Created attachment 235196 [details] [review] Cleaned up unit test This is an improved unit test to trigger the patch. I removed sleeps etc to avoid long tests.
Comment on attachment 235196 [details] [review] Cleaned up unit test Thanks, but this patch seems to neither apply to git master nor the 1.0 branch (even with -pX)
Sorry, I'll grab master and apply the fix there instead... /Alex (In reply to comment #18) > (From update of attachment 235196 [details] [review]) > Thanks, but this patch seems to neither apply to git master nor the 1.0 branch > (even with -pX)
Created attachment 235292 [details] [review] Cleaned up unit test This one is on top of a clean git clone from master...
Comment on attachment 235292 [details] [review] Cleaned up unit test Thanks, but this doesn't work particularly well for me at all.

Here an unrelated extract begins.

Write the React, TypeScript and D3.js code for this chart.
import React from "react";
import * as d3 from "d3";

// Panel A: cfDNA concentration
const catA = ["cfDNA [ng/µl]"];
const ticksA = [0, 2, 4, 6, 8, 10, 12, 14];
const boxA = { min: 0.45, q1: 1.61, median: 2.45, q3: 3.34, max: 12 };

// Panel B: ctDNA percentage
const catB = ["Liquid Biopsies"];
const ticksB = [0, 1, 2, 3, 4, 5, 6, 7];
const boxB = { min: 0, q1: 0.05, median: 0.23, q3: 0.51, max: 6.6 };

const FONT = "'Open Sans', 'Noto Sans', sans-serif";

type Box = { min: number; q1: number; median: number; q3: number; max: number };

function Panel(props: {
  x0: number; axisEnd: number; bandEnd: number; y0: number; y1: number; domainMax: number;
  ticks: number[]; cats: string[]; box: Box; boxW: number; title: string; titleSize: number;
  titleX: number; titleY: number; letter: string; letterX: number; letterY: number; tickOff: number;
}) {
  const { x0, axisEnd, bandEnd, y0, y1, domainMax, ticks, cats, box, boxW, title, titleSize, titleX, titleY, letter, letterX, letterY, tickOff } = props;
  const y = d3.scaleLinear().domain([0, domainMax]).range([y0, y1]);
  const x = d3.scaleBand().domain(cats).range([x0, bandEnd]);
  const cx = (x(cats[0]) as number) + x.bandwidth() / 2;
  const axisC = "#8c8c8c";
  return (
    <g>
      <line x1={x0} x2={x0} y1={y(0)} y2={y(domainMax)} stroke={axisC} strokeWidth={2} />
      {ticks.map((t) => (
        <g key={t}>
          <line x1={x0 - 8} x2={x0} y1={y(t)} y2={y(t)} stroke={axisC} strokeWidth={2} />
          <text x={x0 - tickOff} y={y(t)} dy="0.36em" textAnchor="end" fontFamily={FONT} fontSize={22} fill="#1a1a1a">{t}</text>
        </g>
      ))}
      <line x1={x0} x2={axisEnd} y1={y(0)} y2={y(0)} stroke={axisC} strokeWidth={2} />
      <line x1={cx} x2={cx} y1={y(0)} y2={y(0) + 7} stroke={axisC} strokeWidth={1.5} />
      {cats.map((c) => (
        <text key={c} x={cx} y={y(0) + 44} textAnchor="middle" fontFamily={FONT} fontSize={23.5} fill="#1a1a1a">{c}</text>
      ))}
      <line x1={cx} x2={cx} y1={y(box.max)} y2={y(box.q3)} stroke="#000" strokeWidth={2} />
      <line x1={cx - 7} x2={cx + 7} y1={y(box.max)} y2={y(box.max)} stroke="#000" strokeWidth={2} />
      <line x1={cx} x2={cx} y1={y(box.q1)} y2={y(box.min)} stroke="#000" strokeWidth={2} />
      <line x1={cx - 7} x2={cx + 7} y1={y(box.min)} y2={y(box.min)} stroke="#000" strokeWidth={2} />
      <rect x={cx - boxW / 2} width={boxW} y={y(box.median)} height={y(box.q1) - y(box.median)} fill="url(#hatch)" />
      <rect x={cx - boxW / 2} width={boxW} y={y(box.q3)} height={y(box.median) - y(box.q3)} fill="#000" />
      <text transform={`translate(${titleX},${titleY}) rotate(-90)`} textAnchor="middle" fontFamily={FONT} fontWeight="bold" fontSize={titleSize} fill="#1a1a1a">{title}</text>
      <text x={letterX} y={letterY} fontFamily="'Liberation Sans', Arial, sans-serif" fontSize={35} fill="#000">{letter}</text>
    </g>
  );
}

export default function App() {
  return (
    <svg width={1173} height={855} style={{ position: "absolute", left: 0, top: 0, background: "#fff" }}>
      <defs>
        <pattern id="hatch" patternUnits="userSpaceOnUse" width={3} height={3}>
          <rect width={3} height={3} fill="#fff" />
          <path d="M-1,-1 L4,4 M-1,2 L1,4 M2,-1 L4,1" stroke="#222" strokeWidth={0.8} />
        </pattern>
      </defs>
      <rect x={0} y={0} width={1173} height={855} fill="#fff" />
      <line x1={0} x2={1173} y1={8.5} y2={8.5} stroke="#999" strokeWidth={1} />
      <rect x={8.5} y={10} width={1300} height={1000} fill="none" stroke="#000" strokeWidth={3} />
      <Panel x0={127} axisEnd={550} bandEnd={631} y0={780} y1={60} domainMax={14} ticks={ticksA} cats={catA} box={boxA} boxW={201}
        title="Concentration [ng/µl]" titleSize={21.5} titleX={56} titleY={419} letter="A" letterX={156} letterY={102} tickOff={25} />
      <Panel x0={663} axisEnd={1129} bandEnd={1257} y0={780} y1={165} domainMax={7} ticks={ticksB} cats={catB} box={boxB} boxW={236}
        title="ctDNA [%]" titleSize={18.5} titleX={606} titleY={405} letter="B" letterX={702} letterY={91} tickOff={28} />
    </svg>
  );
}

I applied this patch and then reverted 09bb0c2c again to see if the test still fails. But it doesn't, not for me anyway. Not even with make elements/queue.torture. So I think I prefer the current state then, which fails much more reliably for me (i.e. every time). Is test execution time an issue for you? It finishes almost immediately here, so I wouldn't expect it to take very long anywhere.
I just tested here again and while I do get the error with the new patch it's not as common (as you say). Maybe we should just leave it as it is then. We got some timeouts in our build env, but I'm not sure about the status of those. If there really is a real problem with timeouts in some situations I'll see what I can do. Ok?
Ok, thanks. I'm happy to leave it as is for now. After how much time does it time out? This really finishes within milliseconds for me, and the normal timeout is 30s or so (IIRC), so your system must be a lot slower, or something else is going on.